When David Williams signed up for the 2014 Southern Opens, he had no intention of fishing the 2015 Bassmaster Elite Series. But with the way the first two tournaments played out, Williams cashed in on a third place finish at Lake Toho and then landed 39th at Smith Lake. With only one tournament left on the schedule, the possibility that Williams would qualify for the Elite Series was growing by the minute.

Not only was the final Southern Opens event on Lake Norman, his home lake, but it was also his entire reason for fishing the complete Opens schedule. In the end, he finished eighth on his home water after leading Days 1 and 2. That final day Top 12 was made up of six Elite Series anglers, two FLW Tour pros and a few locals including Williams.

“I had fished a couple [of tournaments] locally on Norman when they came here two years before,” said Williams. “I had pretty good success in just those events, so I took a chance to fish all three [Opens] and I ended up winning the points series.”

It took a while for the North Carolina pro to realize that he was in contention to qualify after two events and he would have a decision to make when the Elites came calling.

An Elite decision

“When I started fishing that year it never crossed my mind,” said the 42-year-old rookie. “I just wanted to fish them and so be it, but after having a couple good events I started to think about it more.”

Williams had no idea how he was going to fish the Elite Series, but after consulting with his wife and loved ones, it seemed that he was the only one hesitant about the idea. The overwhelming support from his wife and father pushed him to the sport’s highest level to see how he would stack up.

(See photos of Williams' 2015 season here.)

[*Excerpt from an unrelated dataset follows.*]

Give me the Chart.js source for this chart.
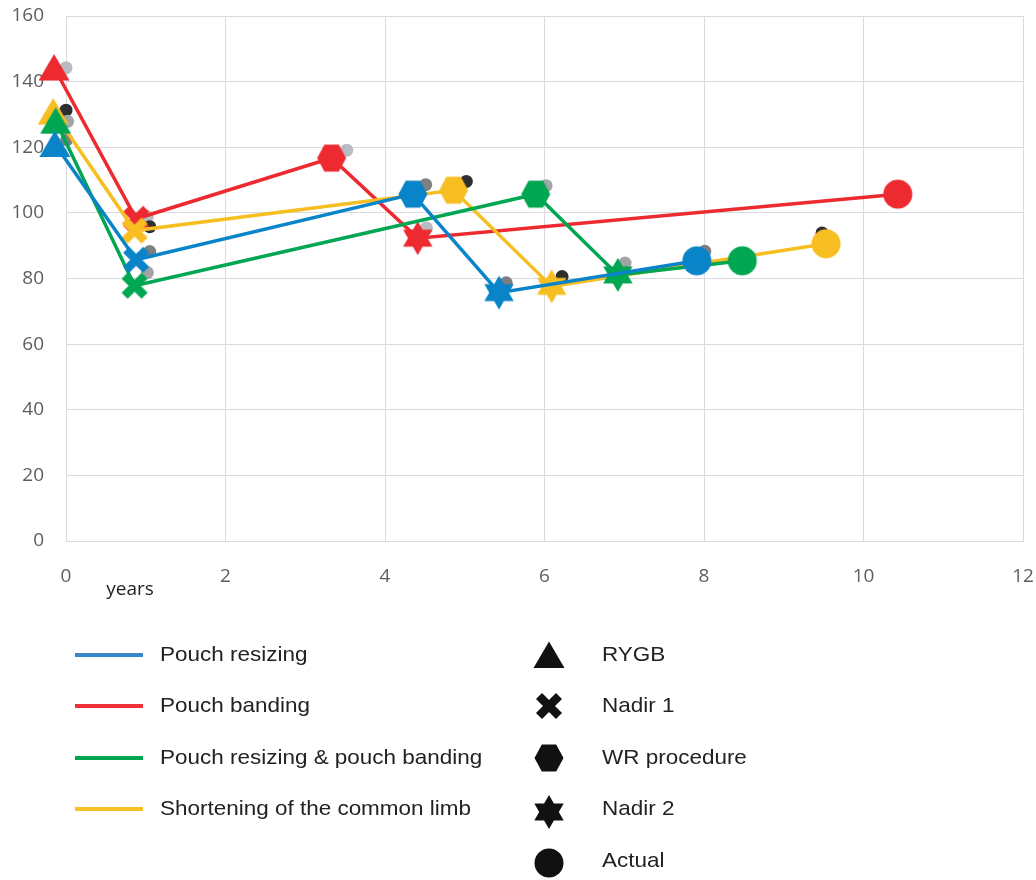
<!DOCTYPE html>
<html>
<head>
<meta charset="utf-8">
<script src="https://cdn.jsdelivr.net/npm/chart.js@4.4.1/dist/chart.umd.min.js"></script>
<style>
  html, body { margin: 0; padding: 0; background: #ffffff; }
  #wrap { width: 1036px; height: 880px; }
</style>
</head>
<body>
<div id="wrap"><canvas id="chart" width="1036" height="880"></canvas></div>
<script>
// Stages along each patient's course (marker shape per stage)
const stages = ['RYGB', 'Nadir 1', 'WR procedure', 'Nadir 2', 'Actual'];
const groups = ['Pouch resizing', 'Pouch banding', 'Pouch resizing & pouch banding', 'Shortening of the common limb'];

// Years / value per stage, one pair of arrays per group
const resizingYears = [-0.14, 0.88, 4.35, 5.43, 7.91];
const resizingValues = [121.0, 85.7, 105.7, 75.7, 85.4];
const bandingYears = [-0.15, 0.88, 3.33, 4.41, 10.43];
const bandingValues = [144.3, 98.2, 116.7, 92.3, 105.7];
const bothYears = [-0.13, 0.86, 5.89, 6.92, 8.48];
const bothValues = [128.1, 77.8, 105.7, 81.1, 85.4];
const limbYears = [-0.16, 0.86, 4.86, 6.09, 9.53];
const limbValues = [130.9, 94.6, 106.9, 77.6, 90.6];

// Small grey dots sitting behind the coloured markers
const resizingGreyYears = [0.01, 1.05, 4.51, 5.52, 8.01];
const resizingGreyValues = [122.3, 88.2, 108.6, 78.7, 88.3];
const bandingGreyYears = [0.0, 1.02, 3.52, 4.52, null];
const bandingGreyValues = [144.2, 98.8, 119.1, 95.4, null];
const bothGreyYears = [0.02, 1.02, 6.02, 7.01, null];
const bothGreyValues = [127.9, 81.8, 108.3, 84.7, null];
const limbGreyYears = [0.0, 1.05, 5.02, 6.22, 9.48];
const limbGreyValues = [131.3, 95.8, 109.6, 80.6, 93.9];

// Axis ticks
const xTicks = [0, 2, 4, 6, 8, 10, 12];
const yTicks = [0, 20, 40, 60, 80, 100, 120, 140, 160];

const COLORS = {
  resizing: '#0a84c8',
  banding: '#ec2a30',
  both: '#00a651',
  limb: '#f7be22'
};
const LEGEND_LINE_COLORS = ['#3a87c9', '#ee3138', '#00a651', '#f8c022'];
const GREY = { resizing: '#7e7f81', banding: '#b8bbc1', both: '#a2a4a8', limb: '#2c2e30' };

// ---- marker sprites --------------------------------------------------
function shapePath(ctx, shape) {
  ctx.beginPath();
  if (shape === 'triangle') {
    ctx.moveTo(0, -13.5); ctx.lineTo(15.5, 13); ctx.lineTo(-15.5, 13); ctx.closePath();
  } else if (shape === 'hexagon') {
    ctx.moveTo(-14.5, 0); ctx.lineTo(-7.2, -13.5); ctx.lineTo(7.2, -13.5);
    ctx.lineTo(14.5, 0); ctx.lineTo(7.2, 13.5); ctx.lineTo(-7.2, 13.5); ctx.closePath();
  } else if (shape === 'star') {
    const R = 17, a = R * Math.cos(Math.PI / 6), b = R / 2;
    ctx.moveTo(0, -R); ctx.lineTo(a, b); ctx.lineTo(-a, b); ctx.closePath();
    ctx.moveTo(0, R); ctx.lineTo(-a, -b); ctx.lineTo(a, -b); ctx.closePath();
  } else if (shape === 'circle') {
    ctx.arc(0, 0, 14.5, 0, Math.PI * 2);
  }
}
function makeMarker(shape, color) {
  const c = document.createElement('canvas');
  c.width = 38; c.height = 38;
  const ctx = c.getContext('2d');
  ctx.translate(19, 19);
  if (shape === 'cross') {
    ctx.strokeStyle = color;
    ctx.lineWidth = 8.5;
    ctx.lineCap = 'butt';
    ctx.beginPath();
    ctx.moveTo(-10, -10); ctx.lineTo(10, 10);
    ctx.moveTo(10, -10); ctx.lineTo(-10, 10);
    ctx.stroke();
  } else {
    ctx.fillStyle = color;
    shapePath(ctx, shape);
    ctx.fill();
  }
  return c;
}
const stageShapes = ['triangle', 'cross', 'hexagon', 'star', 'circle'];
const markersFor = color => stageShapes.map(s => makeMarker(s, color));

const toPoints = (xs, ys) => xs.map((x, i) => (x === null ? null : { x: x, y: ys[i] }));

function seriesDataset(label, xs, ys, color) {
  return {
    label: label,
    data: toPoints(xs, ys),
    borderColor: color,
    backgroundColor: color,
    borderWidth: 3.5,
    pointStyle: markersFor(color),
    pointRadius: 15,
    pointHoverRadius: 15,
    showLine: true,
    tension: 0,
    clip: false
  };
}
function greyDataset(xs, ys, color) {
  return {
    label: '',
    data: toPoints(xs, ys).filter(p => p !== null),
    borderColor: color,
    backgroundColor: color,
    borderWidth: 0,
    pointStyle: 'circle',
    pointRadius: 6.5,
    pointHoverRadius: 6.5,
    showLine: false,
    clip: false
  };
}

// no extra room around the plot for overhanging tick labels
function fixAxis(size) {
  return s => {
    if (s.isHorizontal()) s.height = size; else s.width = size;
    s.paddingTop = 0; s.paddingBottom = 0; s.paddingLeft = 0; s.paddingRight = 0;
  };
}

// ---- legend & axis title drawn under the plot ------------------------
const legendPlugin = {
  id: 'sideLegend',
  afterDraw(chart) {
    const ctx = chart.ctx;
    ctx.save();
    // axis title
    ctx.fillStyle = '#222222';
    ctx.font = '19px "Open Sans", sans-serif';
    ctx.textAlign = 'center';
    ctx.textBaseline = 'middle';
    ctx.fillText('years', 130, 590);

    const rowY = [655, 706, 758, 809, 861];
    const label = (text, x, y) => {
      ctx.save();
      ctx.translate(x, y);
      ctx.scale(1.07, 1);
      ctx.fillStyle = '#222222';
      ctx.font = '21px "Liberation Sans", Arial, sans-serif';
      ctx.textAlign = 'left';
      ctx.textBaseline = 'middle';
      ctx.fillText(text, 0, 0);
      ctx.restore();
    };

    // series legend (line swatches)
    groups.forEach((g, i) => {
      ctx.strokeStyle = LEGEND_LINE_COLORS[i];
      ctx.lineWidth = 4;
      ctx.beginPath();
      ctx.moveTo(75, rowY[i]); ctx.lineTo(143, rowY[i]);
      ctx.stroke();
      label(g, 160, rowY[i]);
    });

    // stage legend (marker shapes)
    const black = markersFor('#111111');
    stages.forEach((s, i) => {
      const m = black[i];
      const cy = rowY[i] + (i === 3 ? 3 : i === 4 ? 2 : 0);
      ctx.drawImage(m, 549 - m.width / 2, cy - m.height / 2);
      label(s, 602, rowY[i]);
    });
    ctx.restore();
  }
};

Chart.defaults.font.family = '"Open Sans", sans-serif';

new Chart(document.getElementById('chart'), {
  type: 'line',
  data: {
    datasets: [
      seriesDataset(groups[0], resizingYears, resizingValues, COLORS.resizing),
      seriesDataset(groups[2], bothYears, bothValues, COLORS.both),
      seriesDataset(groups[3], limbYears, limbValues, COLORS.limb),
      seriesDataset(groups[1], bandingYears, bandingValues, COLORS.banding),
      greyDataset(resizingGreyYears, resizingGreyValues, GREY.resizing),
      greyDataset(bothGreyYears, bothGreyValues, GREY.both),
      greyDataset(limbGreyYears, limbGreyValues, GREY.limb),
      greyDataset(bandingGreyYears, bandingGreyValues, GREY.banding)
    ]
  },
  options: {
    responsive: false,
    animation: false,
    events: [],
    layout: { autoPadding: false, padding: { left: 0, top: 16, right: 13, bottom: 0 } },
    plugins: {
      legend: { display: false },
      tooltip: { enabled: false }
    },
    scales: {
      x: {
        type: 'linear',
        min: xTicks[0],
        max: xTicks[xTicks.length - 1],
        afterBuildTicks: s => { s.ticks = xTicks.map(v => ({ value: v })); },
        afterFit: fixAxis(339),
        grid: { color: '#d9dbe0', lineWidth: 1, drawTicks: false },
        border: { color: '#d9dbe0', width: 1 },
        ticks: { color: '#5b5e62', font: { size: 19 }, padding: 24, maxRotation: 0 }
      },
      y: {
        type: 'linear',
        min: yTicks[0],
        max: yTicks[yTicks.length - 1],
        afterBuildTicks: s => { s.ticks = yTicks.map(v => ({ value: v })); },
        afterFit: fixAxis(66),
        grid: { color: '#d9dbe0', lineWidth: 1, drawTicks: false },
        border: { color: '#d9dbe0', width: 1 },
        ticks: { color: '#5b5e62', font: { size: 19 }, padding: 22 }
      }
    }
  },
  plugins: [legendPlugin]
});
</script>
</body>
</html>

Winning the points series for an Opens region doesn’t yield an extra payday or a big trophy, but what it does give an angler is something Williams couldn’t put a price tag on.

“It makes you feel pretty good and it gives you a lot of confidence because in every Opens event you are fishing against probably … 50 to 75 of the best local anglers on that lake, 30 to 40 Elite Series anglers and then the other good sticks that travel with the Opens series,” said Williams.

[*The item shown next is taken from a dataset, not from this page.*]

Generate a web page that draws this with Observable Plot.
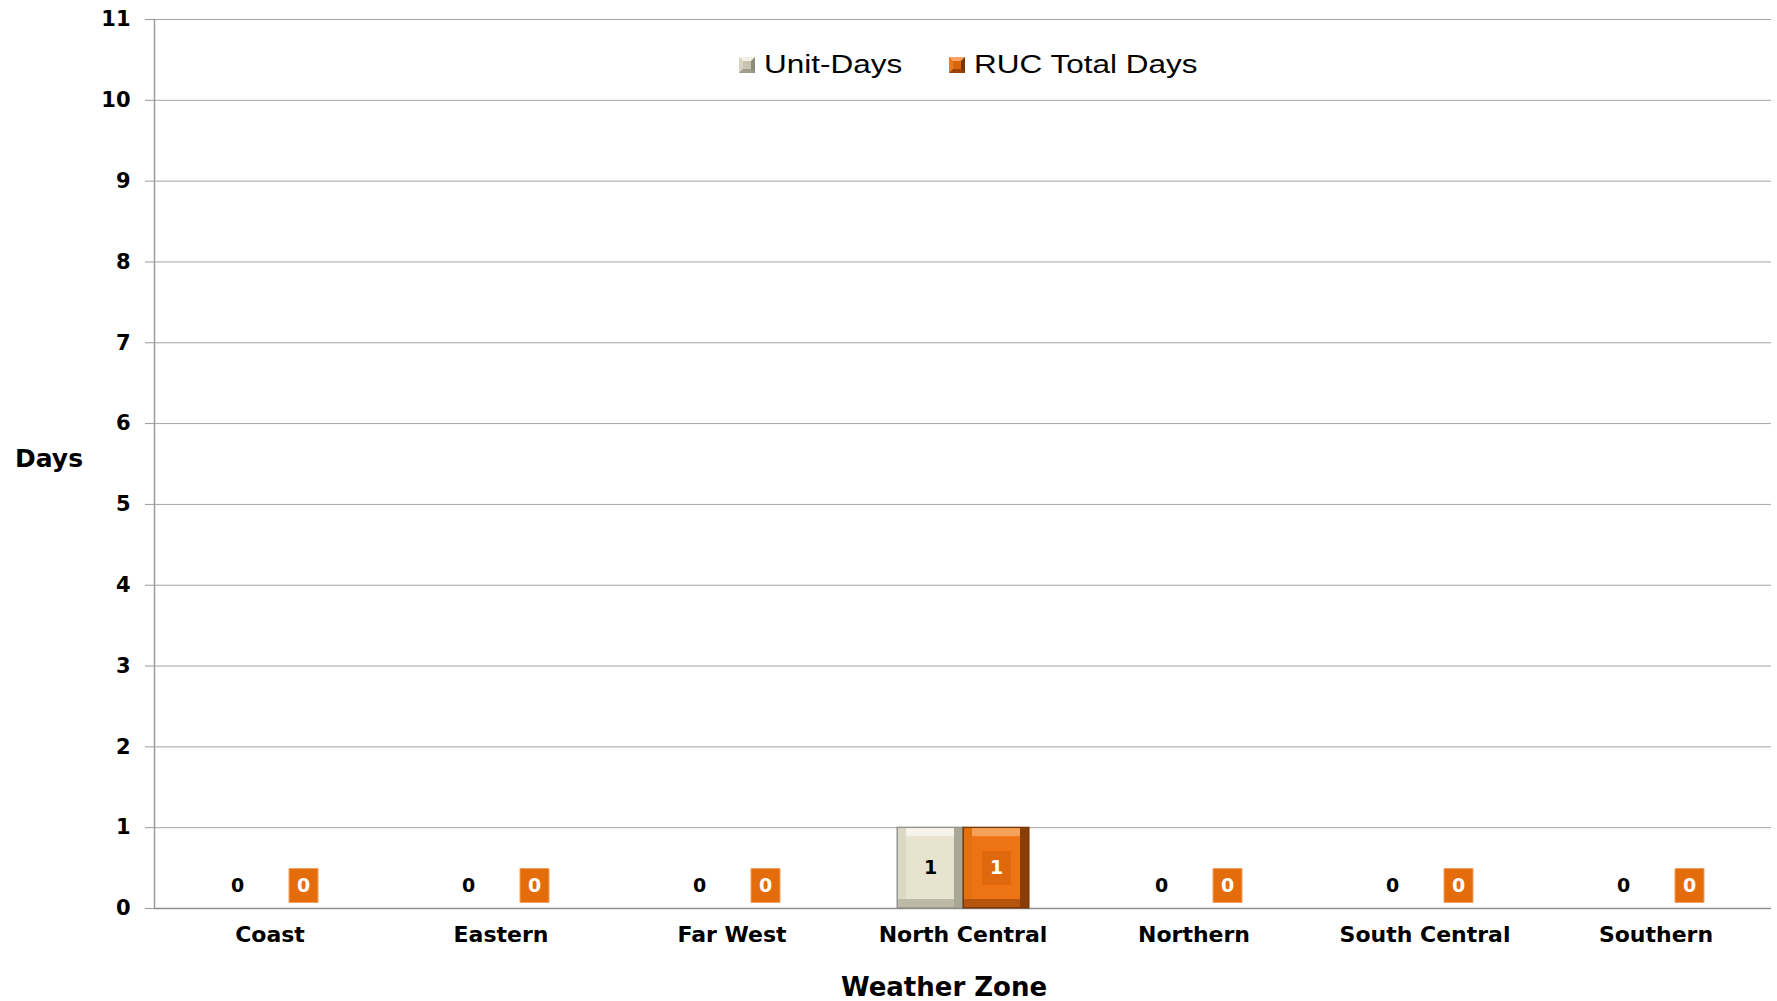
<!DOCTYPE html>
<html>
<head>
<meta charset="utf-8">
<script src="https://cdn.jsdelivr.net/npm/d3@7"></script>
<script src="https://cdn.jsdelivr.net/npm/@observablehq/plot@0.6"></script>
<style>
  html, body { margin: 0; padding: 0; background: #ffffff; }
  #wrap { position: relative; width: 1777px; height: 1001px; overflow: hidden; font-family: "DejaVu Sans", sans-serif; }
  #chart { position: absolute; left: 0; top: 0; }
  .txt { position: absolute; white-space: nowrap; color: #000; line-height: 1; }
  .leg { font-family: "Liberation Sans", Arial, sans-serif; font-size: 25px; transform: scaleX(1.26); transform-origin: left center; }
  .sw { position: absolute; width: 8px; height: 8px; border-style: solid; border-width: 4px; }
</style>
</head>
<body>
<div id="wrap">
  <div id="chart"></div>
  <div class="sw" style="left:739px; top:57px; background:#c9c5b2; border-color:#f3f1e7 #8c8a7a #9f9d8d #d6d3c2;"></div>
  <div class="txt leg" style="left:764px; top:52px;">Unit-Days</div>
  <div class="sw" style="left:949px; top:57px; background:#d9650c; border-color:#f7a163 #7a3506 #9a440a #e77a22;"></div>
  <div class="txt leg" style="left:974px; top:52px;">RUC Total Days</div>
  <div class="txt" style="left:15px; top:446px; font-size:25px; font-weight:bold;">Days</div>
  <div class="txt" style="left:944px; top:974px; font-size:26px; font-weight:bold; transform:translateX(-50%);">Weather Zone</div>
</div>
<script>
// ---- data ----
const zones = ["Coast", "Eastern", "Far West", "North Central", "Northern", "South Central", "Southern"];
const seriesNames = ["Unit-Days", "RUC Total Days"];
const unitDays = [0, 0, 0, 1, 0, 0, 0];
const rucDays  = [0, 0, 0, 1, 0, 0, 0];
const yTicks = [0, 1, 2, 3, 4, 5, 6, 7, 8, 9, 10, 11];

const rows = zones.flatMap((z, i) => [
  {zone: z, series: seriesNames[0], value: unitDays[i]},
  {zone: z, series: seriesNames[1], value: rucDays[i]}
]);

const palette = {
  "Unit-Days":      {right: "#a9a795", bottom: "#bcb9a7", left: "#dbd8c6", top: "#f6f4ea", face: "#e7e3cf", outline: "#8c8c8c"},
  "RUC Total Days": {right: "#8b3d06", bottom: "#b5540d", left: "#e4710f", top: "#f6a15a", face: "#ee7314", outline: "#6e3206"}
};

const B = 9; // bevel width
function bevelBars(s) {
  const c = palette[s];
  const base = {filter: d => d.series === s && d.value > 0, fx: "zone", x: "series", y: "value"};
  return [
    Plot.barY(rows, {...base, fill: c.right, stroke: c.outline, strokeWidth: 1}),
    Plot.barY(rows, {...base, fill: c.bottom, insetRight: B, insetTop: 1, insetLeft: 1, insetBottom: 1}),
    Plot.barY(rows, {...base, fill: c.left, insetRight: B, insetBottom: B, insetTop: 1, insetLeft: 1}),
    Plot.barY(rows, {...base, fill: c.top, insetRight: B, insetBottom: B, insetLeft: B, insetTop: 1}),
    Plot.barY(rows, {...base, fill: c.face, inset: B})
  ];
}

const labelBox = {draw(ctx) { ctx.rect(-14.5, -17, 29, 34); }};

const isUnit = d => d.series === seriesNames[0];
const isRuc = d => d.series === seriesNames[1];

const chart = Plot.plot({
  width: 1777,
  height: 1001,
  marginLeft: 154,
  marginRight: 6,
  marginTop: 19,
  marginBottom: 93,
  style: {fontFamily: "DejaVu Sans, sans-serif", background: "#ffffff", color: "#000"},
  fx: {domain: zones, padding: 0, label: null},
  x: {domain: seriesNames, paddingInner: 0, paddingOuter: 0.75, axis: null},
  y: {domain: [0, 11], label: null},
  marks: [
    Plot.gridY({ticks: yTicks, stroke: "#a3a3a3", strokeOpacity: 1, strokeWidth: 1}),
    Plot.ruleY([0], {stroke: "#8f8f8f", strokeWidth: 1.5}),
    Plot.frame({anchor: "left", facetAnchor: "left", stroke: "#9a9a9a", strokeWidth: 1.5}),
    Plot.axisY({ticks: yTicks, tickSize: 9, tickPadding: 15, fontSize: 21, fontWeight: "bold", stroke: "#9a9a9a", fill: "#000", label: null, tickFormat: d => String(d)}),
    Plot.axisFx({anchor: "bottom", tickSize: 0, tickPadding: 18, fontSize: 22, fontWeight: "bold", fill: "#000", label: null}),
    ...bevelBars(seriesNames[0]),
    ...bevelBars(seriesNames[1]),
    // orange label boxes
    Plot.dot(rows, {filter: d => isRuc(d) && d.value === 0, fx: "zone", x: "series", y: "value", dy: -23, symbol: labelBox, fill: "#e46c0a", stroke: "#f0a060", strokeWidth: 1, r: 5}),
    Plot.dot(rows, {filter: d => isRuc(d) && d.value > 0, fx: "zone", x: "series", y: d => d.value / 2, symbol: labelBox, fill: "#e0680c", r: 5}),
    // value labels
    Plot.text(rows, {filter: d => isUnit(d) && d.value === 0, fx: "zone", x: "series", y: "value", dy: -23, text: d => String(d.value), fontSize: 19, fontWeight: "bold", fill: "#000"}),
    Plot.text(rows, {filter: d => isUnit(d) && d.value > 0, fx: "zone", x: "series", y: d => d.value / 2, text: d => String(d.value), fontSize: 19, fontWeight: "bold", fill: "#000"}),
    Plot.text(rows, {filter: d => isRuc(d) && d.value === 0, fx: "zone", x: "series", y: "value", dy: -23, text: d => String(d.value), fontSize: 19, fontWeight: "bold", fill: "#ffffff"}),
    Plot.text(rows, {filter: d => isRuc(d) && d.value > 0, fx: "zone", x: "series", y: d => d.value / 2, text: d => String(d.value), fontSize: 19, fontWeight: "bold", fill: "#ffffff"})
  ]
});
document.getElementById("chart").appendChild(chart);
</script>
</body>
</html>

Another factor when competing on the Opens is the unlimited practice schedule. Williams is an advocate of two and a half or three days of practice, tops. Once he breaks that mark he feels like he has established too many patterns, and it isn’t good for his decision making come tournament time.

Williams' experience

Before the 2014 Opens season, Williams made his name fishing the BFL series throughout North and South Carolina. With numerous victories and over $200,000 in winnings, his tournament success went back a number of years. The goal for most BFL anglers is to compete in the BFL All-American and make their way to the Forrest Wood Cup.

Williams fished four All-Americans and finished in the Top 20 in all of them. Most recently he placed third and fifth respectively. To qualify for the All-American, anglers have to qualify through their regional. Williams has double-qualified in past years through two different BFL divisions. He is set to fish the 2015 All-American just a few weeks after competing in BASSFest on Kentucky Lake.

The Maiden, N.C., pro also fished the Bassmaster Weekend Series in 2008. After winning the national championship, he went on to fish the 2009 Bassmaster Classic on the Red River where he finished in 46th place.

The Elites so far

So far Williams has made the most of his short Elite Series career. At the stingy Sabine River he finished in 16th place and brought the biggest Day 2 weight to the scales. After Sabine, Williams collected a 91st place finish at Lake Guntersville and then 81st at the Sacramento River. Lake Havasu was a different story as Williams made the Sunday cut and finished the tournament in fifth place.

“The Western swing taught me I need to get in better shape,” said Williams. “About 1 o’clock on the final day I was mentally and physically exhausted because of fishing two straight weeks. Anywhere you go, whether it is California or North Carolina it boils down to a bass is a bass. Those two weeks taught me to fish my style no matter what.”

Williams sits at 38th in the Toyota Bassmaster Angler of the Year race halfway through the season, and although he collected his first Top 5 at Havasu, he wasn’t so welcoming to the Arizona fishery when the schedule first came out.

“People asked me which event was not going to play into my favor the most and Lake Havasu was my answer,” said Williams. “I didn’t know anything about [the lake], you can’t find anything about it hardly and from looking at it I thought it would be won drop shotting. I wasn’t so sure about it, but the wind blew everyday and it kept the fish shallower and I was impressed during that week.”

Williams stated his goal for the rest of the season was simple.

“If I keep catching limits, good things are going to happen. I’ve had one every day of competition this year except Day 1 at the Sabine when I had mechanical issues,” said Williams who is third in the Rookie of the Year standings halfway through the season. “The big fish will come and good things will happen, my end goal is making the Classic at all costs.”